#### Material to process

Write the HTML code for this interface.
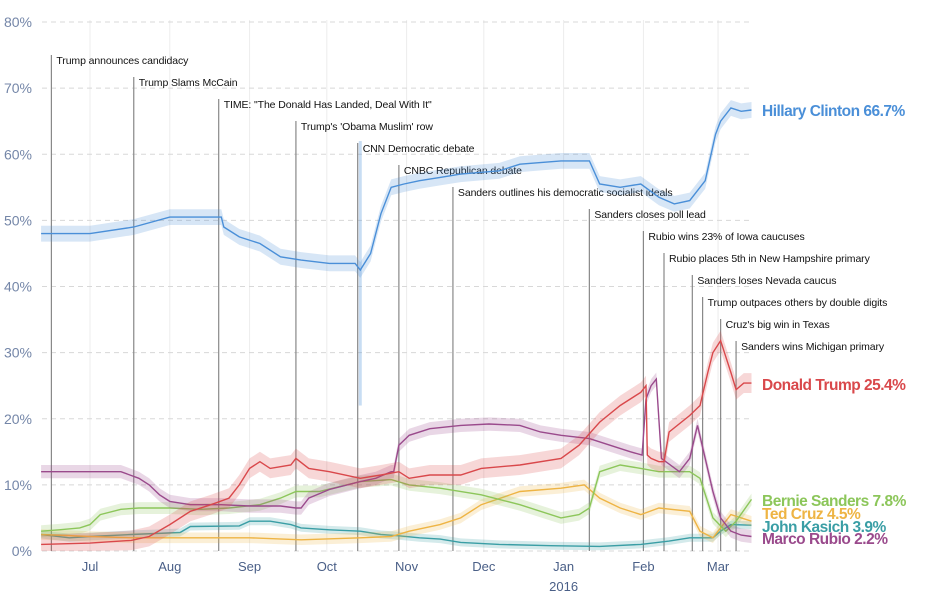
<!DOCTYPE html>
<html><head><meta charset="utf-8">
<style>
html,body{margin:0;padding:0;background:#fff;}
svg{display:block;font-family:"Liberation Sans",sans-serif;}
</style></head>
<body>
<svg id="chart" width="925" height="605"></svg>
<script>
const yTicks = [0,10,20,30,40,50,60,70,80];
const monthLabels = ["Jul","Aug","Sep","Oct","Nov","Dec","Jan","Feb","Mar"];
const monthDays = [0,31,62,92,123,153,184,215,244];
const clintonDays = [-19,0,17,31,51,52,58,66,74,82,93,103,105,109,113,117,122,128,136,144,159,167,183,194,198,206,214,221,227,233,239,243,245,249,253,257];
const clintonVals = [48,48,49,50.5,50.5,49,47.5,46.5,44.5,44,43.5,43.5,42.5,45,51,55,55.5,56,56.5,57,57.5,58.5,59,59,55.5,55,55.5,53.5,52.5,53,56,63,65,67,66.5,66.7];
const clintonSpikeDay = 105;
const clintonSpikeLow = 22;
const clintonSpikeHigh = 62;
const trumpDays = [-19,0,16,23,31,39,47,54,58,62,66,70,78,80,85,93,105,113,120,124,132,144,152,167,183,190,198,206,214,216,216.5,218,221,223,225,233,237,240,242,245,249,251,254,257];
const trumpVals = [1,1.2,1.6,2.2,4,6,7,8,10,12.5,13.5,12.5,13,14,12.5,12,11,11.5,12,11,11.5,11.5,12.5,13,14,16,19.5,22,24,25,14.5,14,13.5,13.5,18,20.5,22,27,30,31.8,27,24.4,25.4,25.4];
const rubioDays = [-19,12,19,23,27,31,39,51,62,74,80,82,85,93,105,111,117,118,120,124,132,144,155,167,175,183,194,202,210,214.5,216,218,220,222,229,233,236,239,242,245,249,253,257];
const rubioVals = [12,12,11,10,8.5,7.5,7,7,6.8,6.8,6.5,6.5,8,9.3,10.5,11,12,12,16,17.5,18.5,19,19.2,19,18,17.5,17,16,15,14.5,23,25,26,14,12,14,19,14,9,5,3,2.4,2.2];
const sandersDays = [-19,-12,-4,0,4,12,19,31,43,54,66,74,80,89,105,117,124,136,152,167,183,190,194,198,206,214,221,233,237,242,247,251,257];
const sandersVals = [3,3.2,3.5,4,5.5,6.3,6.5,6.5,6.3,6.5,7,8,9,9,10.5,10.8,10,9.5,8.5,7,5,5.5,6.5,12,13,12.5,12,12,11,5,3,4.5,7.8];
const cruzDays = [-19,0,16,43,62,82,105,117,124,136,144,152,167,183,192,198,206,214,221,233,237,242,245,249,257];
const cruzVals = [2.5,2.2,2,2,2,1.7,2,2.2,3,4,5,7,9,9.5,10,8,6.5,5.5,6.5,6,3,2,3.5,5.5,4.5];
const kasichDays = [-19,-8,0,16,35,39,58,62,70,78,82,93,105,113,120,128,136,144,159,179,198,214,225,233,242,245,249,257];
const kasichVals = [2.5,2,2.2,2.5,2.8,3.7,3.8,4.5,4.5,4,3.5,3.2,3,2.5,2.3,2,1.8,1.3,1,0.8,0.7,1,1.5,2,2,3,4,3.9];
const eventDays = [-15,17,50,80,104,120,141,194,215,223,234,238,245,251];
const eventLabels = ["Trump announces candidacy","Trump Slams McCain","TIME: \"The Donald Has Landed, Deal With It\"","Trump's 'Obama Muslim' row","CNN Democratic debate","CNBC Republican debate","Sanders outlines his democratic socialist ideals","Sanders closes poll lead","Rubio wins 23% of Iowa caucuses","Rubio places 5th in New Hampshire primary","Sanders loses Nevada caucus","Trump outpaces others by double digits","Cruz's big win in Texas","Sanders wins Michigan primary"];

const NS="http://www.w3.org/2000/svg";
const svg=document.getElementById('chart');
const X=d=>90+d*2.574;
const Y=v=>551-v*6.612;
function mk(tag,attrs,parent){const e=document.createElementNS(NS,tag);for(const k in attrs)e.setAttribute(k,attrs[k]);(parent||svg).appendChild(e);return e;}

monthDays.forEach((d,i)=>{
  const l=mk('line',{x1:X(d),x2:X(d),y1:20,y2:552,stroke:'#ececec','stroke-width':1});
  
  
  const t=mk('text',{x:X(d),y:571,'text-anchor':'middle','font-size':13,fill:'#4a5f87'});
  t.textContent=monthLabels[i];
  
  
});
const yr=mk('text',{x:X(184),y:591,'text-anchor':'middle','font-size':13,fill:'#4a5f87'});
yr.textContent='2016';



yTicks.forEach(v=>{
  const l=mk('line',{x1:42,x2:752,y1:Y(v),y2:Y(v),stroke:'#d8d8d8','stroke-dasharray':'5,4'});
  
  
  const t=mk('text',{x:32,y:Y(v)+5,'text-anchor':'end','font-size':14,fill:'#7486a8'});
  t.textContent=v+'%';
  
  
});

eventDays.forEach((d,i)=>{
  const top=55+i*22;
  const l=mk('line',{x1:X(d),x2:X(d),y1:top,y2:551,stroke:'#888','stroke-width':1.2});
  
  
  const t=mk('text',{x:X(d)+5,y:top+9,'font-size':10.5,fill:'#111','letter-spacing':'-0.1'});
  t.textContent=eventLabels[i];
  
  
});

function series(name,days,vals,color,band){
  let up='',dn='';
  days.forEach((d,i)=>{up+=(i?'L':'M')+X(d).toFixed(1)+','+Y(vals[i]+band).toFixed(1);});
  for(let i=days.length-1;i>=0;i--)dn+='L'+X(days[i]).toFixed(1)+','+Y(Math.max(0,vals[i]-band)).toFixed(1);
  const b=mk('path',{d:up+dn+'Z',fill:color,'fill-opacity':0.22,stroke:'none'});
  
  
  let p='';
  days.forEach((d,i)=>{p+=(i?'L':'M')+X(d).toFixed(1)+','+Y(vals[i]).toFixed(1);});
  const l=mk('path',{d:p,fill:'none',stroke:color,'stroke-width':1.4});
  
  
}
series('kasich',kasichDays,kasichVals,'#3a9ea5',0.6);
series('cruz',cruzDays,cruzVals,'#eeb444',0.8);
series('sanders',sandersDays,sandersVals,'#8cc65a',0.9);
series('rubio',rubioDays,rubioVals,'#9a4a8c',1.0);
series('trump',trumpDays,trumpVals,'#d9484b',1.5);
series('clinton',clintonDays,clintonVals,'#4a8fd8',1.2);
const sp=mk('rect',{x:X(clintonSpikeDay)-1.5,y:Y(clintonSpikeHigh),width:3,height:Y(clintonSpikeLow)-Y(clintonSpikeHigh),fill:'#4a8fd8','fill-opacity':0.3});



const labels=[["Hillary Clinton 66.7%",116,'#4a8fd8','clinton-label'],["Donald Trump 25.4%",390,'#d9484b','trump-label'],["Bernie Sanders 7.8%",506,'#8cc65a','sanders-label'],["Ted Cruz 4.5%",519,'#eeb444','cruz-label'],["John Kasich 3.9%",532,'#3a9ea5','kasich-label'],["Marco Rubio 2.2%",544,'#9a4a8c','rubio-label']];
labels.forEach(a=>{
  const t=mk('text',{x:762,y:a[1],'font-size':15.5,'font-weight':'bold',fill:a[2],'letter-spacing':'-0.5'});
  t.textContent=a[0];
  
  
});
</script>
</body></html>
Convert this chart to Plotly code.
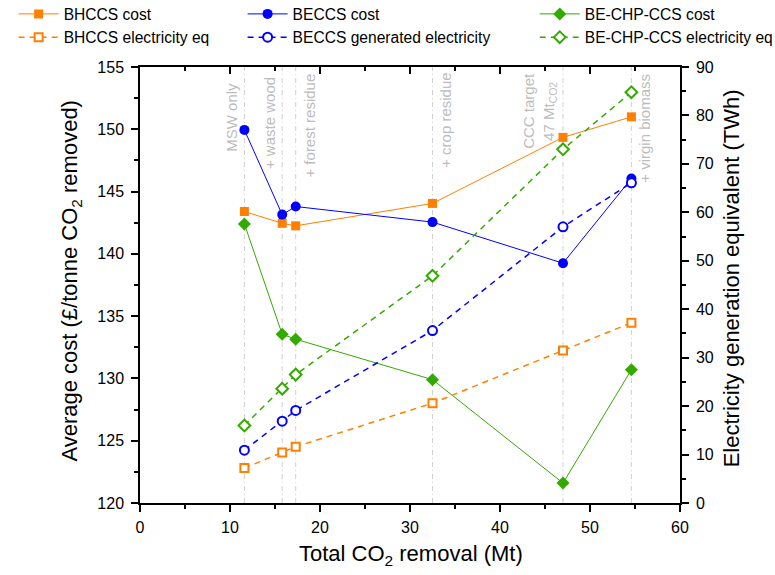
import plotly.graph_objects as go

# Total CO2 removal (Mt) at each feedstock step
removal = [11.6, 15.8, 17.3, 32.5, 47.0, 54.6]
step_labels = ["MSW only", "+ waste wood", "+ forest residue", "+ crop residue",
               "CCC target<br>47 Mt<sub>CO2</sub>", "+ virgin biomass"]

# Average cost (GBP / tonne CO2 removed)
bhccs_cost = [143.4, 142.45, 142.25, 144.05, 149.35, 151.0]
beccs_cost = [149.95, 143.15, 143.8, 142.55, 139.25, 146.05]
chp_cost = [142.4, 133.55, 133.15, 129.9, 121.6, 130.7]

# Electricity generation equivalent (TWh)
bhccs_elec = [7.2, 10.4, 11.6, 20.6, 31.5, 37.2]
beccs_elec = [10.9, 16.9, 19.1, 35.6, 57.0, 66.1]
chp_elec = [16.0, 23.6, 26.5, 46.9, 73.0, 84.8]

ORANGE = "#FF8000"
BLUE = "#0000FF"
GREEN = "#33AA00"
FONT = "Liberation Sans, Arial, sans-serif"

fig = go.Figure()


def cost_trace(y, name, color, symbol, size, legend):
    fig.add_trace(go.Scatter(
        x=removal, y=y, name=name, mode="lines+markers", legend=legend,
        line=dict(color=color, width=1),
        marker=dict(color=color, symbol=symbol, size=size),
    ))


def elec_trace(y, name, color, symbol, size, legend):
    fig.add_trace(go.Scatter(
        x=removal, y=y, name=name, mode="lines+markers", legend=legend, yaxis="y2",
        line=dict(color=color, width=1.5, dash="6px,5px"),
        marker=dict(color="white", symbol=symbol, size=size,
                    line=dict(color=color, width=2)),
    ))


cost_trace(bhccs_cost, "BHCCS cost", ORANGE, "square", 9, "legend")
elec_trace(bhccs_elec, "BHCCS electricity eq", ORANGE, "square", 8, "legend")
cost_trace(beccs_cost, "BECCS cost", BLUE, "circle", 10, "legend2")
elec_trace(beccs_elec, "BECCS generated electricity", BLUE, "circle", 9, "legend2")
cost_trace(chp_cost, "BE-CHP-CCS cost", GREEN, "diamond", 10, "legend3")
elec_trace(chp_elec, "BE-CHP-CCS electricity eq", GREEN, "diamond", 9, "legend3")

# Feedstock step markers: vertical dash-dot guides with rotated labels
label_side = ["left", "left", "right", "right", "left", "right"]
label_drop = [9, 4, 0, 0, 0, 0]
for xv, txt, side, drop in zip(removal, step_labels, label_side, label_drop):
    fig.add_shape(type="line", xref="x", yref="paper", x0=xv, x1=xv, y0=0, y1=1,
                  line=dict(color="#CFCFCF", width=1, dash="5px,3px,1px,3px"), layer="below")
    fig.add_annotation(
        x=xv, xref="x", y=0.99, yref="paper", text=txt, showarrow=False,
        textangle=-90, align="center",
        xanchor="right" if side == "left" else "left",
        xshift=-2 if side == "left" else 3, yanchor="top", yshift=-drop,
        font=dict(family=FONT, size=15, color="#BDBDBD"),
    )

axis_common = dict(showline=True, linecolor="black", linewidth=1.5,
                   showgrid=False, zeroline=False,
                   tickfont=dict(family=FONT, size=16, color="black"))

fig.update_layout(
    width=775, height=575,
    margin=dict(l=140, r=95, t=67, b=72, autoexpand=False),
    paper_bgcolor="white", plot_bgcolor="white",
    font=dict(family=FONT, size=16, color="black"),
    xaxis=dict(range=[0, 60], dtick=10, ticks="outside", ticklen=7, tickwidth=1.5,
               tickcolor="black", ticklabelstandoff=2,
               minor=dict(dtick=5, ticks="outside", ticklen=4, tickwidth=1.5, tickcolor="black"),
               **axis_common),
    xaxis2=dict(range=[0, 60], dtick=10, overlaying="x", side="top", ticks="inside",
                ticklen=7, tickwidth=1.5, tickcolor="black", showticklabels=False,
                minor=dict(dtick=5, ticks="inside", ticklen=4, tickwidth=1.5, tickcolor="black"),
                **axis_common),
    yaxis=dict(range=[120, 155], dtick=5, ticks="outside", ticklen=7, tickwidth=1.5,
               tickcolor="black", ticklabelstandoff=4,
               minor=dict(dtick=2.5, ticks="outside", ticklen=4, tickwidth=1.5, tickcolor="black"),
               **axis_common),
    yaxis2=dict(range=[0, 90], dtick=10, overlaying="y", side="right", ticks="outside",
                ticklen=7, tickwidth=1.5, tickcolor="black", ticklabelstandoff=4,
                minor=dict(dtick=5, ticks="outside", ticklen=4, tickwidth=1.5, tickcolor="black"),
                **axis_common),
    showlegend=True,
)

# Dummy trace so the top mirror axis is drawn
fig.add_trace(go.Scatter(x=[None], y=[None], xaxis="x2", showlegend=False, hoverinfo="skip"))

legend_style = dict(orientation="v", yanchor="top", xanchor="left", y=1.16,
                    bgcolor="rgba(0,0,0,0)", borderwidth=0,
                    font=dict(family=FONT, size=15.6, color="black"),
                    tracegroupgap=0, itemwidth=40)
fig.update_layout(
    legend=dict(x=-0.234, **legend_style),
    legend2=dict(x=0.19, **legend_style),
    legend3=dict(x=0.731, **legend_style),
)

# Axis titles
title_font = dict(family=FONT, size=22, color="black")
fig.add_annotation(text="Average cost (£/tonne CO<sub>2</sub> removed)", xref="paper", yref="paper",
                   x=-0.127, y=0.511, textangle=-90, showarrow=False,
                   xanchor="center", yanchor="middle", font=title_font)
fig.add_annotation(text="Electricity generation equivalent (TWh)", xref="paper", yref="paper",
                   x=1.095, y=0.516, textangle=-90, showarrow=False,
                   xanchor="center", yanchor="middle", font=title_font)
fig.add_annotation(text="Total CO<sub>2</sub> removal (Mt)", xref="paper", yref="paper",
                   x=0.501, y=-0.12, showarrow=False,
                   xanchor="center", yanchor="middle", font=title_font)

fig.write_html("out.html")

########

* **What the task asks**
Pictures in the material above should be skipped; print exactly the lines from the one with "Convert this chart to Plotly code." through the one with "import plotly.graph_objects as go".

* **Exercise output**
Convert this chart to Plotly code.
import plotly.graph_objects as go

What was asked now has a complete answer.